Professor Ismar de Oliveira: Não há uma receita, o educador com visão dialógica tem dom para ser educomunicador. É possível formar educomunicadores, em cursos de especialização ou mesmo num curso de graduação, como ocorre em Campina Grande, PB, onde a Universidade Federal acaba de inaugurar um bacharelado e na USP, com a Licenciatura em Educomunicação que se destina a formar um professor e um consultor para o novo campo. Idependentemente desses programas oficiais, a prática vem se difundido pela América Latina e em outras partes do mundo a partir de troca de experiências entre educomunicadores auto-didatas. No Brasil, por exemplo, existe uma associação de ongs que se formou justamente para garantir coerência em seu trabalho educomunicativo. Trata-se da
Rede CEP – Comunicação, Educação e Participação. Além disso, há práticas educomunicativas em muitos espaços, especialmente em veículos educativos de comunicação. Aliás, somente agora, mais de 40 anos depois de seu surgimento nas práticas da sociedade civil, é que a educomunicação está chegando às escolas e isso justificou a criação de cursos superiores, pois o sistema educativo exige uma formação específica dos que pretendem atuar nas escolas.
Camila: Como podemos inserir as práticas educomunicativas dentro da sala de aula?

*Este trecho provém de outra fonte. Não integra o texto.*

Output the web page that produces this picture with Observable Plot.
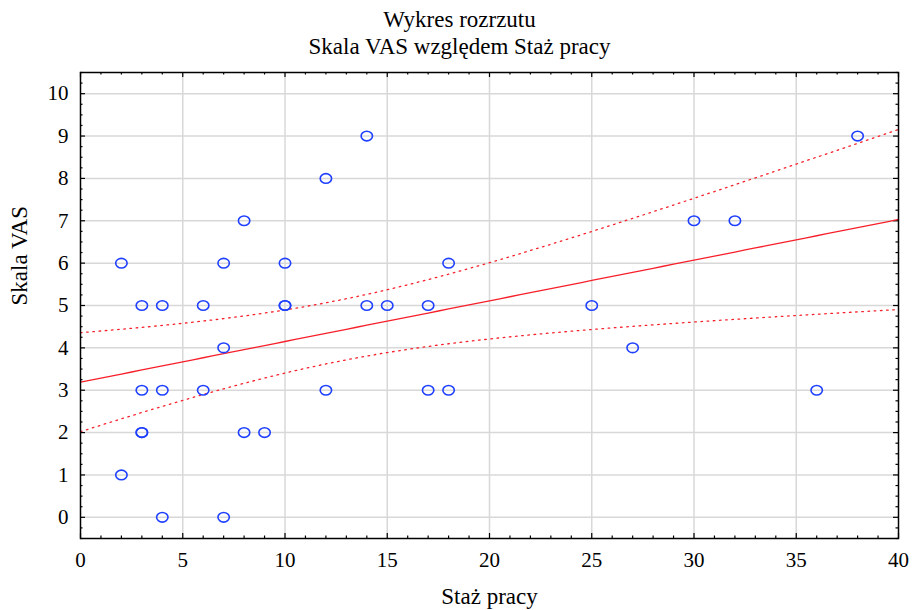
<!DOCTYPE html>
<html>
<head>
<meta charset="utf-8">
<script src="https://cdn.jsdelivr.net/npm/d3@7"></script>
<script src="https://cdn.jsdelivr.net/npm/@observablehq/plot@0.6"></script>
<style>
  body { margin: 0; background: #fff; }
  svg { display: block; }
  g[aria-label$="tick label"] text, g[aria-label$="tick label"] { font-size: 21px !important; }
</style>
</head>
<body>
<div id="chart"></div>
<script>
// --- Data ---
const stazPracy = [2, 2, 3, 3, 3, 3, 4, 4, 4, 6, 6, 7, 7, 7, 8, 8, 9, 10, 10, 10, 12, 12, 14, 14, 15, 17, 17, 18, 18, 25, 27, 30, 32, 36, 38];
const skalaVAS  = [6, 1, 5, 3, 2, 2, 5, 3, 0, 5, 3, 6, 4, 0, 7, 2, 2, 6, 5, 5, 8, 3, 9, 5, 5, 5, 3, 6, 3, 5, 4, 7, 7, 3, 9];
const xTicks = [0, 5, 10, 15, 20, 25, 30, 35, 40];
const yTicks = [0, 1, 2, 3, 4, 5, 6, 7, 8, 9, 10];
const titleLines = ["Wykres rozrzutu", "Skala VAS względem Staż pracy"];
const xLabel = "Staż pracy";
const yLabel = "Skala VAS";

const points = stazPracy.map((x, i) => ({x, y: skalaVAS[i]}));

// --- Linear regression with 95% confidence band ---
const n = points.length;
const mx = d3.mean(points, d => d.x), my = d3.mean(points, d => d.y);
const sxx = d3.sum(points, d => (d.x - mx) ** 2);
const sxy = d3.sum(points, d => (d.x - mx) * (d.y - my));
const slope = sxy / sxx, intercept = my - slope * mx;
const sse = d3.sum(points, d => (d.y - intercept - slope * d.x) ** 2);
const s = Math.sqrt(sse / (n - 2));
const tCrit = 2.0345; // t(0.975, df = 33)
const xs = d3.range(0, 40.001, 0.5);
const fit = xs.map(x => {
  const yhat = intercept + slope * x;
  const se = s * Math.sqrt(1 / n + (x - mx) ** 2 / sxx);
  return {x, yhat, lo: yhat - tCrit * se, hi: yhat + tCrit * se};
});

// minor ticks
const xMinor = d3.range(0, 40.001, 1).filter(d => d % 5 !== 0);
const yMinor = d3.range(-0.5, 10.5001, 0.25).filter(d => !Number.isInteger(d));

// ellipse symbol for markers
const ellipse = {
  draw(ctx, size) {
    const rx = 5.7, ry = 4.8, k = 0.5523;
    ctx.moveTo(rx, 0);
    ctx.bezierCurveTo(rx, k * ry, k * rx, ry, 0, ry);
    ctx.bezierCurveTo(-k * rx, ry, -rx, k * ry, -rx, 0);
    ctx.bezierCurveTo(-rx, -k * ry, -k * rx, -ry, 0, -ry);
    ctx.bezierCurveTo(k * rx, -ry, rx, -k * ry, rx, 0);
    ctx.closePath();
  }
};

const font = "'Liberation Serif', 'Times New Roman', serif";
const red = "#f7202a";
const blue = "#2040ff";

const W = 915, H = 610, mL = 80, mR = 17, mT = 72, mB = 72;
const pw = W - mL - mR, ph = H - mT - mB;
const major = 5, minor = 2.5;
const tk = {stroke: "#000", strokeWidth: 1.2};

const plot = Plot.plot({
  width: W,
  height: H,
  marginLeft: mL,
  marginRight: mR,
  marginTop: mT,
  marginBottom: mB,
  style: {fontFamily: font, fontSize: "21px", color: "#000", background: "#fff"},
  x: {domain: [0, 40], ticks: xTicks, tickFormat: d => d},
  y: {domain: [-0.5, 10.5], ticks: yTicks, tickFormat: d => d},
  marks: [
    Plot.gridX(xTicks.slice(1, -1), {stroke: "#d8d8d8", strokeOpacity: 1, strokeWidth: 1.5}),
    Plot.gridY(yTicks, {stroke: "#d8d8d8", strokeOpacity: 1, strokeWidth: 1.5}),
    Plot.axisX(xTicks, {tickSize: 0, tickPadding: 14, fontSize: 21, label: null}),
    Plot.axisY(yTicks, {tickSize: 0, tickPadding: 12, fontSize: 21, label: null}),
    // inward ticks on all four sides
    Plot.ruleX(xTicks, {x: d => d, insetTop: ph - major, ...tk}),
    Plot.ruleX(xMinor, {x: d => d, insetTop: ph - minor, ...tk}),
    Plot.ruleX(xTicks, {x: d => d, insetBottom: ph - major, ...tk}),
    Plot.ruleX(xMinor, {x: d => d, insetBottom: ph - minor, ...tk}),
    Plot.ruleY(yTicks, {y: d => d, insetRight: pw - major, ...tk}),
    Plot.ruleY(yMinor, {y: d => d, insetRight: pw - minor, ...tk}),
    Plot.ruleY(yTicks, {y: d => d, insetLeft: pw - major, ...tk}),
    Plot.ruleY(yMinor, {y: d => d, insetLeft: pw - minor, ...tk}),
    // regression & confidence band
    Plot.line(fit, {x: "x", y: "hi", stroke: red, strokeWidth: 1.3, strokeDasharray: "1.6,4.6"}),
    Plot.line(fit, {x: "x", y: "lo", stroke: red, strokeWidth: 1.3, strokeDasharray: "1.6,4.6"}),
    Plot.line(fit, {x: "x", y: "yhat", stroke: red, strokeWidth: 1.3}),
    // points
    Plot.dot(points, {x: "x", y: "y", symbol: ellipse, stroke: blue, strokeWidth: 1.6, fill: "none"}),
    Plot.frame({stroke: "#000", strokeWidth: 1.5}),
    // titles & axis labels
    Plot.text([titleLines[0]], {frameAnchor: "top", dx: -30, dy: -62, text: d => d, fontSize: 23, fill: "#000"}),
    Plot.text([titleLines[1]], {frameAnchor: "top", dx: -30, dy: -35, text: d => d, fontSize: 23, fill: "#000"}),
    Plot.text([xLabel], {frameAnchor: "bottom", dy: 65, text: d => d, fontSize: 23, fill: "#000"}),
    Plot.text([yLabel], {frameAnchor: "left", dx: -61, rotate: -90, text: d => d, fontSize: 23, fill: "#000"})
  ]
});
document.getElementById("chart").appendChild(plot);
</script>
</body>
</html>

Professor Ismar de Oliveira: Hoje é possível reunir um grupo de professores e alunos e trabalhar com eles práticas educomunicativas. No caso, como não existe uma disciplina denominada educomunicação, a prática se dá através do que se denomina como “pedagogia de projetos”, isto é: grupos de professores e alunos interessados no tema desenvolvem suas experiências, com maior ou menor apoio da direção, com maior ou menor integração com as diferentes disciplinas. Tomemos o exemplo do
Educom.rádio, um projeto que levamos para 455 escolas da Prefeitura de São Paulo, entre 2001 e 2004. Hoje, passados dez anos da implantação da experiência, a educomunicação ganhou força para permanecer numa grande rede de educação sem necessidade da assessoria direta da Universidade. No entanto, identificamos diferentes comportamentos das escolas, seus professores e alunos: Em algumas escolas, já não se fala mais no assunto, pois os que fizerem o curso não estão mais nelas e não há quem tenha conhecimento e interesse em buscar formação. Num segundo grupo, existe a prática, mais está vinculada com o conceito de tecnologia educacional. Isso significa dizer que o uso da mídia está à serviço da didática, estando expressamente relacionado à aprendizagem de algum conteúdo, não interferindo nas relações entre as pessoas. Existe, contudo, um grupo significativo de escolas que tem na prática educomunicativa uma filosofia de vida, um paradigma e participação, não importando o meio, se é um programa de rádio, uma produção de vídeo ou o uso do computador, contando que o protagonismo juvenil esteja garantido numa relação criativa e dialógica no espaço da escola. As exigências que a Educomunicação faz aos sistemas de ensino tem feito muitos gestores e professores abominarem o conceito. Prefiram trabalhar as tecnologias da informação simplesmente como suporte didático, sem qualquer incidência sobre a vida da escola e as relações entre as pessoas. Importante lembrar que a educomunicação não propõe uma atitude apenas reflexiva, mas sim ativa, de participação, porque reflexivo é quando alguém fala e o outro reflete sobre aquilo, já a educomunicação propõe trocas de informações, ou uma reflexão compartilhada, mediante um programa que permita o trabalho colaborativo. Frente aos padrões tradicionais, isso pode representar uma revolução no espaço escolar.